## WRITTEN PROBLEM
Leave out the pictures and repeat the data exactly.

## SUPPLIED MATERIAL
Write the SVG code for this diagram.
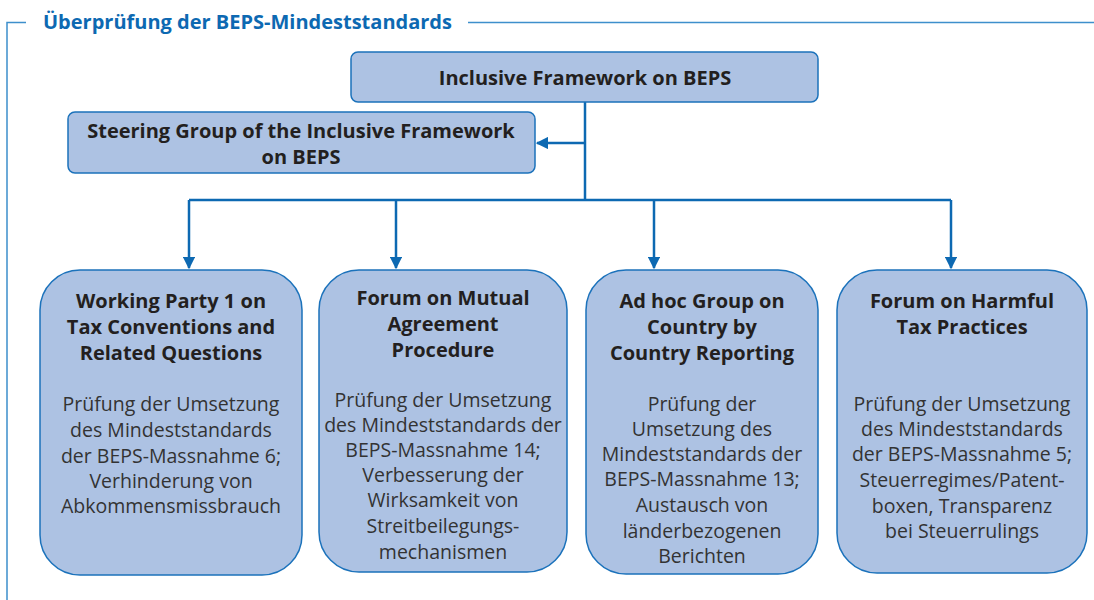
<svg xmlns="http://www.w3.org/2000/svg" width="1094" height="600" viewBox="0 0 1094 600">
<style>
.frame{stroke:#3d8fcc;stroke-width:1.5;fill:none}
.box{fill:#adc2e3;stroke:#1b72bb;stroke-width:1.5}
.conn{stroke:#0d69b2;stroke-width:2.5;fill:none}
.t{font-family:"Open Sans","Liberation Sans",sans-serif;font-weight:bold;font-size:20px;fill:#231f20;text-anchor:middle}
.b{font-family:"Open Sans","Liberation Sans",sans-serif;font-size:19.5px;fill:#333333;text-anchor:middle}
.title{font-family:"Open Sans","Liberation Sans",sans-serif;font-weight:bold;font-size:20px;fill:#0d69b2}
</style>
<defs>
<marker id="ah" viewBox="0 0 10 10" refX="9" refY="5" markerWidth="5" markerHeight="5" orient="auto" markerUnits="strokeWidth">
<path d="M0,0 L10,5 L0,10 z" fill="#0d69b2"/>
</marker>
</defs>
<g id="frame">
<path class="frame" d="M7,600 V22.5 H26"/>
<path class="frame" d="M468,22.5 H1094"/>
<text class="title" x="43" y="29">Überprüfung der BEPS-Mindeststandards</text>
</g>
<g id="connectors">
<path class="conn" d="M585,102 V200"/>
<path class="conn" d="M585,143 H537" marker-end="url(#ah)"/>
<path class="conn" d="M189,200 H951"/>
<path class="conn" d="M189,200 V268" marker-end="url(#ah)"/>
<path class="conn" d="M396,200 V268" marker-end="url(#ah)"/>
<path class="conn" d="M654,200 V268" marker-end="url(#ah)"/>
<path class="conn" d="M951,200 V268" marker-end="url(#ah)"/>
</g>
<g id="inclusive">
<rect class="box" x="351" y="52" width="467" height="50" rx="7"/>
<text class="t" x="585" y="85">Inclusive Framework on BEPS</text>
</g>
<g id="steering">
<rect class="box" x="68" y="112" width="467" height="61" rx="7"/>
<text class="t" x="301" y="138">Steering Group of the Inclusive Framework</text>
<text class="t" x="301" y="164">on BEPS</text>
</g>
<g id="wp1">
<rect class="box" x="40" y="270" width="262" height="305" rx="40"/>
<text class="t" x="171" y="308">Working Party 1 on</text>
<text class="t" x="171" y="334">Tax Conventions and</text>
<text class="t" x="171" y="360">Related Questions</text>
<text class="b" x="171" y="411">Prüfung der Umsetzung</text>
<text class="b" x="171" y="437">des Mindeststandards</text>
<text class="b" x="171" y="463">der BEPS-Massnahme 6;</text>
<text class="b" x="171" y="488">Verhinderung von</text>
<text class="b" x="171" y="513">Abkommensmissbrauch</text>
</g>
<g id="map">
<rect class="box" x="319" y="270" width="248" height="302" rx="40"/>
<text class="t" x="443" y="305">Forum on Mutual</text>
<text class="t" x="443" y="331">Agreement</text>
<text class="t" x="443" y="357">Procedure</text>
<text class="b" x="443" y="407">Prüfung der Umsetzung</text>
<text class="b" x="443" y="432">des Mindeststandards der</text>
<text class="b" x="443" y="457">BEPS-Massnahme 14;</text>
<text class="b" x="443" y="482">Verbesserung der</text>
<text class="b" x="443" y="507">Wirksamkeit von</text>
<text class="b" x="443" y="533">Streitbeilegungs-</text>
<text class="b" x="443" y="559">mechanismen</text>
</g>
<g id="cbc">
<rect class="box" x="586" y="270" width="232" height="304" rx="40"/>
<text class="t" x="702" y="308">Ad hoc Group on</text>
<text class="t" x="702" y="334">Country by</text>
<text class="t" x="702" y="360">Country Reporting</text>
<text class="b" x="702" y="411">Prüfung der</text>
<text class="b" x="702" y="436">Umsetzung des</text>
<text class="b" x="702" y="461">Mindeststandards der</text>
<text class="b" x="702" y="486">BEPS-Massnahme 13;</text>
<text class="b" x="702" y="512">Austausch von</text>
<text class="b" x="702" y="538">länderbezogenen</text>
<text class="b" x="702" y="563">Berichten</text>
</g>
<g id="fhtp">
<rect class="box" x="837" y="270" width="250" height="303" rx="40"/>
<text class="t" x="962" y="308">Forum on Harmful</text>
<text class="t" x="962" y="334">Tax Practices</text>
<text class="b" x="962" y="411">Prüfung der Umsetzung</text>
<text class="b" x="962" y="436">des Mindeststandards</text>
<text class="b" x="962" y="461">der BEPS-Massnahme 5;</text>
<text class="b" x="962" y="487">Steuerregimes/Patent-</text>
<text class="b" x="962" y="513">boxen, Transparenz</text>
<text class="b" x="962" y="538">bei Steuerrulings</text>
</g>
</svg>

## TASK SOLUTION
Write the SVG code for this diagram.
<svg xmlns="http://www.w3.org/2000/svg" width="1094" height="600" viewBox="0 0 1094 600">
<style>
.frame{stroke:#3d8fcc;stroke-width:1.5;fill:none}
.box{fill:#adc2e3;stroke:#1b72bb;stroke-width:1.5}
.conn{stroke:#0d69b2;stroke-width:2.5;fill:none}
.t{font-family:"Open Sans","Liberation Sans",sans-serif;font-weight:bold;font-size:20px;fill:#231f20;text-anchor:middle}
.b{font-family:"Open Sans","Liberation Sans",sans-serif;font-size:19.5px;fill:#333333;text-anchor:middle}
.title{font-family:"Open Sans","Liberation Sans",sans-serif;font-weight:bold;font-size:20px;fill:#0d69b2}
</style>
<defs>
<marker id="ah" viewBox="0 0 10 10" refX="9" refY="5" markerWidth="5" markerHeight="5" orient="auto" markerUnits="strokeWidth">
<path d="M0,0 L10,5 L0,10 z" fill="#0d69b2"/>
</marker>
</defs>
<g id="frame">
<path class="frame" d="M7,600 V22.5 H26"/>
<path class="frame" d="M468,22.5 H1094"/>
<text class="title" x="43" y="29">Überprüfung der BEPS-Mindeststandards</text>
</g>
<g id="connectors">
<path class="conn" d="M585,102 V200"/>
<path class="conn" d="M585,143 H537" marker-end="url(#ah)"/>
<path class="conn" d="M189,200 H951"/>
<path class="conn" d="M189,200 V268" marker-end="url(#ah)"/>
<path class="conn" d="M396,200 V268" marker-end="url(#ah)"/>
<path class="conn" d="M654,200 V268" marker-end="url(#ah)"/>
<path class="conn" d="M951,200 V268" marker-end="url(#ah)"/>
</g>
<g id="inclusive">
<rect class="box" x="351" y="52" width="467" height="50" rx="7"/>
<text class="t" x="585" y="85">Inclusive Framework on BEPS</text>
</g>
<g id="steering">
<rect class="box" x="68" y="112" width="467" height="61" rx="7"/>
<text class="t" x="301" y="138">Steering Group of the Inclusive Framework</text>
<text class="t" x="301" y="164">on BEPS</text>
</g>
<g id="wp1">
<rect class="box" x="40" y="270" width="262" height="305" rx="40"/>
<text class="t" x="171" y="308">Working Party 1 on</text>
<text class="t" x="171" y="334">Tax Conventions and</text>
<text class="t" x="171" y="360">Related Questions</text>
<text class="b" x="171" y="411">Prüfung der Umsetzung</text>
<text class="b" x="171" y="437">des Mindeststandards</text>
<text class="b" x="171" y="463">der BEPS-Massnahme 6;</text>
<text class="b" x="171" y="488">Verhinderung von</text>
<text class="b" x="171" y="513">Abkommensmissbrauch</text>
</g>
<g id="map">
<rect class="box" x="319" y="270" width="248" height="302" rx="40"/>
<text class="t" x="443" y="305">Forum on Mutual</text>
<text class="t" x="443" y="331">Agreement</text>
<text class="t" x="443" y="357">Procedure</text>
<text class="b" x="443" y="407">Prüfung der Umsetzung</text>
<text class="b" x="443" y="432">des Mindeststandards der</text>
<text class="b" x="443" y="457">BEPS-Massnahme 14;</text>
<text class="b" x="443" y="482">Verbesserung der</text>
<text class="b" x="443" y="507">Wirksamkeit von</text>
<text class="b" x="443" y="533">Streitbeilegungs-</text>
<text class="b" x="443" y="559">mechanismen</text>
</g>
<g id="cbc">
<rect class="box" x="586" y="270" width="232" height="304" rx="40"/>
<text class="t" x="702" y="308">Ad hoc Group on</text>
<text class="t" x="702" y="334">Country by</text>
<text class="t" x="702" y="360">Country Reporting</text>
<text class="b" x="702" y="411">Prüfung der</text>
<text class="b" x="702" y="436">Umsetzung des</text>
<text class="b" x="702" y="461">Mindeststandards der</text>
<text class="b" x="702" y="486">BEPS-Massnahme 13;</text>
<text class="b" x="702" y="512">Austausch von</text>
<text class="b" x="702" y="538">länderbezogenen</text>
<text class="b" x="702" y="563">Berichten</text>
</g>
<g id="fhtp">
<rect class="box" x="837" y="270" width="250" height="303" rx="40"/>
<text class="t" x="962" y="308">Forum on Harmful</text>
<text class="t" x="962" y="334">Tax Practices</text>
<text class="b" x="962" y="411">Prüfung der Umsetzung</text>
<text class="b" x="962" y="436">des Mindeststandards</text>
<text class="b" x="962" y="461">der BEPS-Massnahme 5;</text>
<text class="b" x="962" y="487">Steuerregimes/Patent-</text>
<text class="b" x="962" y="513">boxen, Transparenz</text>
<text class="b" x="962" y="538">bei Steuerrulings</text>
</g>
</svg>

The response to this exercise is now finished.